Russian oligarch Roman Abramovich saved millions of euros through a scheme which falsely classified five of his superyachts as commercial vessels, an investigation has found.

The strategy devised by his network allowed the billionaire to avoid paying VAT in European countries where his boats received services like refuelling.

Private vessels are subject to the sales tax, which is typically levied at around 20% by EU members.

However, five of Abramovich’s superyachts — including The Eclipse, which was, at one stage, the world’s largest — got around the requirement between 2005 and 2012 by claiming that they were being chartered out to customers.

A joint investigation by the BBC, the Guardian and the Bureau of Investigative Journalism revealed that this did not actually happen.

The boats were leased and managed by Blue Ocean Yacht Management, a Cyprus-based company controlled by Abramovich. This firm then rented them out to “customers”.

Leaked files from Cyprus show that all the clients were British Virgin Islands-registered companies owned by Abramovich himself.

In a statement, the Russian billionaire’s lawyers said he had always sought and acted in accordance with expert tax and legal advice.
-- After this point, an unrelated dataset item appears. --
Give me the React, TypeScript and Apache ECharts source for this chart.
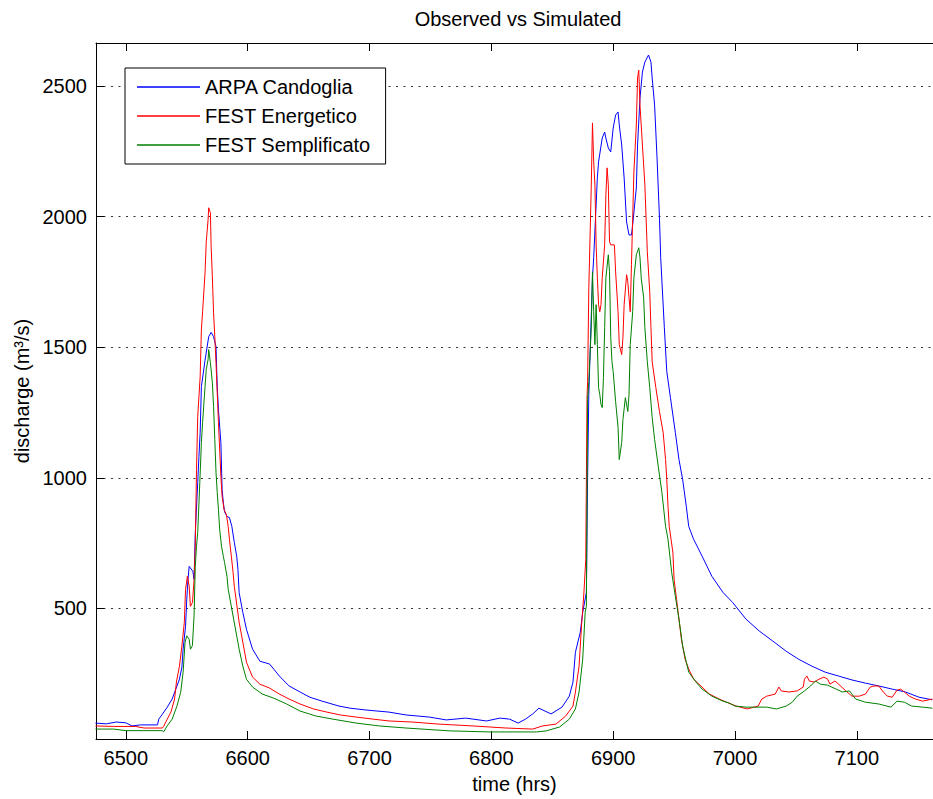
import React, { useEffect, useRef } from "react";
import * as echarts from "echarts";

// x tick values (hours)
const xTickValues = [6500, 6600, 6700, 6800, 6900, 7000, 7100];

// Observed discharge: ARPA Candoglia [time (hrs), discharge (m3/s)]
const arpaCandoglia: [number, number][] = [
  [6475, 61], [6484, 58], [6492, 65], [6500, 62], [6505, 50], [6512, 54], [6526, 54], [6527, 76], [6530, 95], [6534, 122],
  [6538, 153], [6541, 191], [6544, 229], [6546, 275], [6547, 344], [6549, 432], [6550, 535], [6551, 611], [6552, 661], [6555, 642],
  [6556, 611], [6557, 791], [6559, 982], [6560, 1082], [6561, 1174], [6562, 1349], [6565, 1450], [6568, 1540], [6570, 1557], [6572, 1540],
  [6574, 1503], [6575, 1349], [6576, 1261], [6578, 1135], [6579, 955], [6580, 906], [6581, 870], [6583, 852], [6585, 848], [6587, 814],
  [6589, 753], [6591, 700], [6592, 650], [6593, 560], [6596, 485], [6599, 420], [6604, 344], [6610, 298], [6618, 287], [6626, 241],
  [6634, 203], [6643, 180], [6651, 160], [6661, 145], [6675, 126], [6684, 118], [6697, 111], [6716, 103], [6730, 92], [6749, 84],
  [6763, 73], [6779, 80], [6796, 69], [6807, 80], [6815, 76], [6822, 61], [6828, 76], [6834, 96], [6839, 118], [6849, 96],
  [6858, 122], [6864, 164], [6867, 218], [6869, 332], [6873, 409], [6875, 485], [6878, 562], [6879, 1000], [6880, 1319], [6883, 1766],
  [6884, 1843], [6887, 2149], [6888, 2210], [6891, 2301], [6893, 2324], [6894, 2301], [6896, 2263], [6898, 2248], [6900, 2339], [6902, 2389],
  [6904, 2401], [6905, 2351], [6907, 2274], [6909, 2148], [6911, 1980], [6913, 1930], [6915, 1930], [6916, 1969], [6919, 2110], [6920, 2274],
  [6922, 2454], [6924, 2554], [6926, 2592], [6929, 2619], [6931, 2592], [6932, 2531], [6934, 2427], [6936, 2225], [6938, 1995], [6939, 1843],
  [6942, 1575], [6944, 1407], [6947, 1307], [6951, 1174], [6954, 1070], [6957, 994], [6960, 891], [6962, 814], [6966, 765], [6973, 700],
  [6981, 623], [6990, 562], [6998, 523], [7009, 459], [7020, 413], [7031, 375], [7042, 336], [7052, 306], [7063, 279], [7074, 256],
  [7085, 241], [7096, 226], [7107, 214], [7118, 203], [7129, 191], [7140, 180], [7151, 160], [7162, 150],
];

// Simulated: FEST Energetico
const festEnergetico: [number, number][] = [
  [6475, 50], [6490, 48], [6508, 48], [6515, 42], [6530, 42], [6531, 48], [6534, 76], [6537, 103], [6540, 153], [6541.5, 218],
  [6544, 279], [6546, 356], [6548, 447], [6549, 573], [6550.5, 623], [6552, 585], [6553, 508], [6554.7, 523], [6556, 611], [6557, 738],
  [6558, 1032], [6559, 1235], [6561, 1388], [6562, 1567], [6563, 1636], [6565, 1785], [6566, 1904], [6567.5, 1988], [6568, 2034], [6569.4, 2015],
  [6570, 1885], [6571, 1770], [6572, 1632], [6573, 1541], [6574, 1441], [6575, 1327], [6576, 1212], [6577, 1109], [6578, 1006], [6579, 929],
  [6580.6, 879], [6582.5, 860], [6584, 814], [6585, 765], [6586.6, 700], [6588, 638], [6589, 585], [6593, 447], [6596, 371], [6599, 294],
  [6604, 237], [6610, 210], [6618, 195], [6626, 172], [6634, 153], [6643, 134], [6654, 115], [6665, 103], [6676, 92], [6689, 84],
  [6703, 76], [6716, 69], [6735, 65], [6757, 57], [6785, 50], [6812, 42], [6834, 38], [6842, 50], [6853, 57], [6861, 88],
  [6867, 126], [6869, 180], [6872, 279], [6874, 432], [6876, 562], [6877.5, 688], [6878.5, 1300], [6879, 1369], [6880, 1728], [6882, 2114],
  [6883, 2359], [6884, 2210], [6885, 2122], [6886, 1892], [6887, 1766], [6888, 1663], [6889, 1636], [6890, 1663], [6891, 1766], [6893, 1892],
  [6894, 2084], [6895, 2187], [6896, 2122], [6897, 1904], [6898, 1892], [6901, 1892], [6902, 1789], [6904, 1636], [6905, 1510], [6907, 1472],
  [6908, 1537], [6909, 1663], [6911, 1778], [6912, 1751], [6913, 1690], [6914, 1636], [6915, 1816], [6916, 1995], [6917, 2171], [6919, 2351],
  [6920, 2531], [6921, 2561], [6922, 2427], [6924, 2274], [6926, 2122], [6927, 1995], [6928, 1866], [6930, 1713], [6931, 1575], [6932, 1445],
  [6935, 1346], [6938, 1254], [6941, 1174], [6943, 1070], [6944, 994], [6945, 891], [6946, 814], [6949, 715], [6950, 611], [6952, 535],
  [6954, 459], [6956, 382], [6959, 306], [6962, 268], [6966, 229], [6972, 203], [6979, 172], [6987, 153], [6993, 141], [7001, 126],
  [7010, 115], [7019, 126], [7022, 153], [7026, 164], [7033, 172], [7036, 199], [7038, 184], [7044, 180], [7051, 184], [7056, 199],
  [7057, 229], [7059, 241], [7061, 222], [7065, 218], [7069, 229], [7073, 237], [7076, 229], [7078, 210], [7082, 222], [7085, 210],
  [7091, 184], [7096, 164], [7102, 164], [7107, 172], [7111, 199], [7114, 203], [7118, 203], [7121, 184], [7125, 164], [7129, 160],
  [7133, 187], [7136, 191], [7139, 180], [7143, 164], [7148, 153], [7154, 145], [7162, 153],
];

// Simulated: FEST Semplificato
const festSemplificato: [number, number][] = [
  [6475, 38], [6490, 38], [6500, 32], [6530, 32], [6531, 27], [6534, 51], [6538, 76], [6542, 127], [6545, 179], [6547, 256],
  [6548.6, 371], [6550, 395], [6552, 382], [6553, 344], [6554.6, 357], [6556, 471], [6557, 662], [6558, 738], [6559, 791], [6560.7, 982],
  [6562, 1135], [6563, 1212], [6565, 1349], [6566, 1415], [6567.5, 1453], [6568, 1491], [6569.4, 1441], [6571, 1365], [6572, 1273], [6573, 1147],
  [6574, 1021], [6575, 944], [6576, 879], [6577, 803], [6578.5, 738], [6580, 700], [6581, 676], [6583, 623], [6584, 573], [6593, 344],
  [6596, 279], [6599, 229], [6604, 199], [6612, 172], [6621, 157], [6632, 134], [6643, 107], [6656, 88], [6670, 76], [6689, 61],
  [6708, 50], [6730, 42], [6766, 31], [6799, 27], [6837, 27], [6845, 31], [6856, 46], [6864, 76], [6869, 115], [6872, 180],
  [6875, 306], [6877, 485], [6878, 508], [6879, 1300], [6880, 1369], [6882, 1575], [6883, 1789], [6884, 1636], [6885, 1510], [6886, 1663],
  [6887, 1510], [6888, 1346], [6889, 1319], [6890, 1281], [6891, 1269], [6892, 1384], [6893, 1575], [6894, 1766], [6896, 1854], [6897, 1789],
  [6898, 1537], [6899, 1445], [6900, 1407], [6902, 1292], [6904, 1193], [6905, 1070], [6907, 1135], [6908, 1223], [6910, 1307], [6912, 1254],
  [6913, 1319], [6914, 1510], [6916, 1636], [6917, 1766], [6919, 1854], [6921, 1881], [6922, 1843], [6923, 1766], [6925, 1690], [6926, 1575],
  [6928, 1445], [6930, 1346], [6932, 1231], [6934, 1147], [6937, 1044], [6940, 944], [6943, 814], [6945, 765], [6948, 638], [6951, 547],
  [6954, 459], [6957, 356], [6960, 294], [6962, 256], [6968, 218], [6973, 191], [6981, 164], [6990, 145], [6995, 138], [7000, 126],
  [7009, 122], [7026, 122], [7034, 115], [7042, 126], [7047, 141], [7051, 164], [7057, 184], [7062, 203], [7066, 222], [7070, 210],
  [7076, 206], [7083, 191], [7088, 180], [7094, 184], [7099, 153], [7107, 141], [7118, 134], [7128, 122], [7133, 145], [7139, 141],
  [7145, 126], [7154, 122], [7162, 118],
];

const seriesNames = ["ARPA Candoglia", "FEST Energetico", "FEST Semplificato"];
const seriesColors = ["#0000ff", "#ff0000", "#008000"];

const FONT = '"Liberation Sans", Arial, Helvetica, sans-serif';
const FS = 20;

export default function App() {
  const ref = useRef<HTMLDivElement>(null);

  useEffect(() => {
    if (!ref.current) return;
    const chart = echarts.init(ref.current, null, { renderer: "svg" });
    const datasets = [arpaCandoglia, festEnergetico, festSemplificato];
    const axisLine = { show: true, onZero: false, lineStyle: { color: "#000", width: 1 } };
    const plain = (v: number) => String(v);
    chart.setOption({
      animation: false,
      backgroundColor: "#fff",
      textStyle: { fontFamily: FONT },
      graphic: [
        {
          type: "text",
          x: 518,
          y: 19,
          silent: true,
          style: {
            text: "Observed vs Simulated",
            fontSize: FS,
            fontFamily: FONT,
            fill: "#000",
            align: "center",
            verticalAlign: "middle",
          },
        },
      ],
      legend: {
        data: seriesNames,
        orient: "vertical",
        left: 125,
        top: 68,
        padding: [9, 15, 9, 12],
        itemGap: 9,
        itemWidth: 63,
        itemHeight: 1.5,
        icon: "rect",
        selectedMode: false,
        backgroundColor: "#fff",
        borderColor: "#000",
        borderWidth: 1,
        borderRadius: 0,
        textStyle: { fontSize: FS, lineHeight: 20, color: "#000", fontFamily: FONT },
      },
      grid: { left: 96, top: 43, right: -1, bottom: 59, containLabel: false },
      xAxis: [
        {
          type: "value",
          position: "bottom",
          min: 6475.5,
          max: 7162.5,
          name: "time (hrs)",
          nameLocation: "middle",
          nameGap: 35,
          nameTextStyle: { fontSize: FS, color: "#000", fontFamily: FONT },
          axisLine,
          axisTick: { show: true, inside: true, length: 8, customValues: xTickValues, lineStyle: { color: "#000" } },
          axisLabel: { show: true, customValues: xTickValues, formatter: plain, fontSize: FS, color: "#000", margin: 9, fontFamily: FONT },
          splitLine: { show: false },
        },
        {
          type: "value",
          position: "top",
          min: 6475.5,
          max: 7162.5,
          axisLine,
          axisTick: { show: true, inside: true, length: 8, customValues: xTickValues, lineStyle: { color: "#000" } },
          axisLabel: { show: false },
          splitLine: { show: false },
        },
      ],
      yAxis: {
        type: "value",
        min: 0,
        max: 2665,
        interval: 500,
        name: "discharge (m³/s)",
        nameLocation: "middle",
        nameGap: 64,
        nameTextStyle: { fontSize: FS, color: "#000", fontFamily: FONT },
        axisLine,
        axisTick: { show: true, inside: true, length: 8, lineStyle: { color: "#000" } },
        axisLabel: { formatter: plain, fontSize: FS, color: "#000", margin: 9, showMinLabel: false, showMaxLabel: false, fontFamily: FONT },
        splitLine: { show: true, lineStyle: { color: "#333", width: 1, type: [2, 5.5] } },
      },
      series: datasets.map((d, i) => ({
        name: seriesNames[i],
        type: "line",
        xAxisIndex: 0,
        data: d,
        symbol: "none",
        showSymbol: false,
        silent: true,
        color: seriesColors[i],
        itemStyle: { color: seriesColors[i] },
        lineStyle: { color: seriesColors[i], width: 1 },
        emphasis: { disabled: true },
      })),
    });
    return () => chart.dispose();
  }, []);

  return (
    <div
      ref={ref}
      style={{ position: "fixed", left: 0, top: 0, width: 933, height: 799, background: "#fff" }}
    />
  );
}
They added that their client was unaware of the scheme and denied personal responsibility.

The arrangement was laid out explicitly in an email sent in 2005 by Blue Ocean director Jonathan Holloway, who recently told the BBC that he could not be expected to remember the “individual circumstances of every vessel I have ever managed”.

In the memo, Holloway wrote: “We want to avoid paying VAT on the purchase price of the yachts and where possible to avoid paying VAT on goods and services provided to the yachts.

“Our structure must as clearly as possible separate the different parties so that an investigator checking on our operation would see it as a legitimate structure. But we all have to recognise that a determined investigator could eventually discover this is an in-house structure with the possible consequences that would entail.”

European authorities had taken action against Blue Ocean in the past, but they did not seem fully aware of the yacht scheme.

In 2015, prosecutors in the Italian port of Trieste tried to recoup €500,000 from Blue Ocean in allegedly unpaid refuelling duties.

The case was dropped after Abramovich’s associates claimed its yachts were being used for commercial purposes.

In 2012, authorities in Cyprus disputed the firm’s claim to VAT exemption, arguing that it owed more than €14m in unpaid tax between December 2005 and August 2010.

Lawyers for the company contested this, but the Cypriot supreme court dismissed their appeal last March. Four months later, Blue Ocean was dissolved.